It’s a moot point that you can use it without permission if you can’t obtain it without permission. This is a distinction without a difference.
That’s why it’s actually a big deal and a Good Thing that museums are making these images available online. It’s not as simple as “they were public domain anyway”.
Well, once a copy of a public domain work is published, you can reproduce it from that publication without permission or license.
My wife is an art historian, she's currently publishing a book and collecting permissions for all the images she wants to use. Why? Because if she doesn't the publisher won't publish her book and she won't get tenure. Do they care that there is a 25 year old legal precedent about how they could use the image for free? No, they do not. If it's an image the museum hasn't made publicly available on their website, then they still have to send it to you in order for you to use it and they're going to attach whatever terms and payment requirements to it that they want before they do that, no matter how much you tell them that it's a public domain image.

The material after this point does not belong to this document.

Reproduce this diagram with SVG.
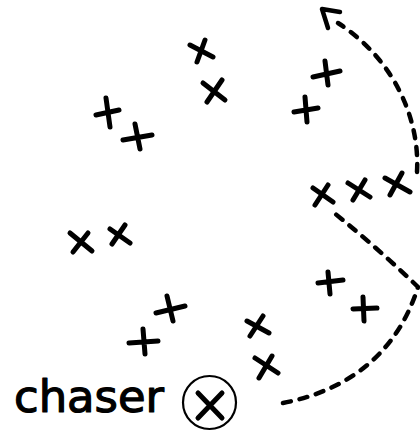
<svg xmlns="http://www.w3.org/2000/svg" width="420" height="432" viewBox="0 0 420 432">
<style>
.m{fill:none;stroke:#000;stroke-width:5;stroke-linecap:round}
.d{fill:none;stroke:#000;stroke-width:4.5;stroke-linecap:round;stroke-dasharray:8 9}
.a{fill:none;stroke:#000;stroke-width:4.5;stroke-linecap:round;stroke-linejoin:round}
.t{font-family:"DejaVu Sans",sans-serif;font-size:44px;fill:#000;stroke:#000;stroke-width:1.2;stroke-linejoin:round}
</style>
<rect width="420" height="432" fill="#fff"/>
<g id="connectors">
<path class="d" d="M417,172 C420,120 395,60 338,23"/>
<path class="a" d="M340,12 L322,9 L328,28"/>
<path class="d" d="M283,403 C340,392 395,360 418,287 Q380,250 333,212"/>
</g>
<g id="x1"><path class="m" d="M190,45 L213,57 M205,40 L197,62"/></g>
<g id="x2"><path class="m" d="M203,83 L225,100 M222,80 L207,102"/></g>
<g id="p1"><path class="m" d="M106,98 L110,127 M96,115 L119,110"/></g>
<g id="p2"><path class="m" d="M135,124 L140,149 M123,140 L152,135"/></g>
<g id="p3"><path class="m" d="M325,61 L328,85 M313,77 L340,71"/></g>
<g id="p4"><path class="m" d="M305,97 L307,122 M294,112 L318,108"/></g>
<g id="x3"><path class="m" d="M313,188 L333,202 M328,185 L315,205"/></g>
<g id="x4"><path class="m" d="M348,183 L370,197 M365,180 L353,200"/></g>
<g id="x5"><path class="m" d="M385,178 L410,192 M402,173 L390,195"/></g>
<g id="x6"><path class="m" d="M70,233 L92,251 M88,233 L73,252"/></g>
<g id="x7"><path class="m" d="M110,229 L130,243 M125,225 L112,244"/></g>
<g id="p5"><path class="m" d="M167,296 L173,321 M156,313 L185,306"/></g>
<g id="p6"><path class="m" d="M143,329 L145,354 M129,343 L158,341"/></g>
<g id="p7"><path class="m" d="M328,272 L330,294 M318,283 L343,280"/></g>
<g id="p8"><path class="m" d="M363,297 L364,321 M353,309 L377,308"/></g>
<g id="x8"><path class="m" d="M247,321 L269,333 M263,316 L250,336"/></g>
<g id="x9"><path class="m" d="M255,358 L278,373 M272,356 L259,378"/></g>
<g id="chaser">
<text class="t" x="14" y="412" textLength="150" lengthAdjust="spacingAndGlyphs">chaser</text>
<circle cx="209.5" cy="402.5" r="26.5" fill="none" stroke="#000" stroke-width="2.2"/>
<path class="m" d="M198,393 L222,418 M222,393 L198,418"/>
</g>
</svg>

That sounds like it is entirely the publisher’s internal policy, not at all related to whether something is in the public domain or not.
A publisher can certainly impose their own restrictions before publishing something to lower liability, but that does not mean the photographs themselves are not public domain, as GP comment explicitly showed.
If you have any case law since then that proves otherwise, great, but an anecdote is not proof enough.
Publishers, documentary makers, etc. tend to go out of their way to cover their butts with written permissions. It's easier than having to deal with someone who thinks they're owed something after the fact.
I imagine court gets a lot cheaper when there is a precedent covering the exact situation in question.
And probably cheaper still if you have written permission to use the image in question.
This is great, and I will repeat something here I have mentioned in the past about AI image generator datasets.
Instead of building image generators off of images scraped from people's art without their consent, we could use openly licensed images, and intentionally push the public towards licensing more of their images for open datasets by encouraging twitter and instagram/meta to add image license options to image uploads, and running some public service campaigns on these platforms to encourage use of open licenses to help build better datasets.
At the same time the smaller image sets that would be available would encourage additional research in to sample efficiency, which I regularly hear would be a generally useful area for further research.
This approach would ensure several things: Public datasets would be available to all, not just the major institutions (assuming enough people cared about open licensed models to push the major players to use them), sample efficiency would be improved, more people would get used to licensing their images for public use, and artists who did not want their style copied by these technologies would have their rights respected.
That last point would have a HUGE effect on public opinion about AI, building trust between the public and the AI research community.
Ultimately I am in favor of a world where intellectual property restrictions are sharply curtailed, but to do that ethically we would need to put in place other systems to provide for those whose livelihood depends upon their intellectual works. And if someone created a work before AI existed, and they reserved their legal rights for their work at the time of publication, I think that should be respected such that the work would be left out of machine learning datasets.
This approach would take more work, but setting this expectation would encourage the tech industry to clarify image licenses on their platforms, ultimately promoting open culture and open image licenses.
Whats the benefit to artists to licensing works in a way thats favorable for AI models? Most artists hate the concept of AI art regardless of whether or not its a threat to their livelihoods.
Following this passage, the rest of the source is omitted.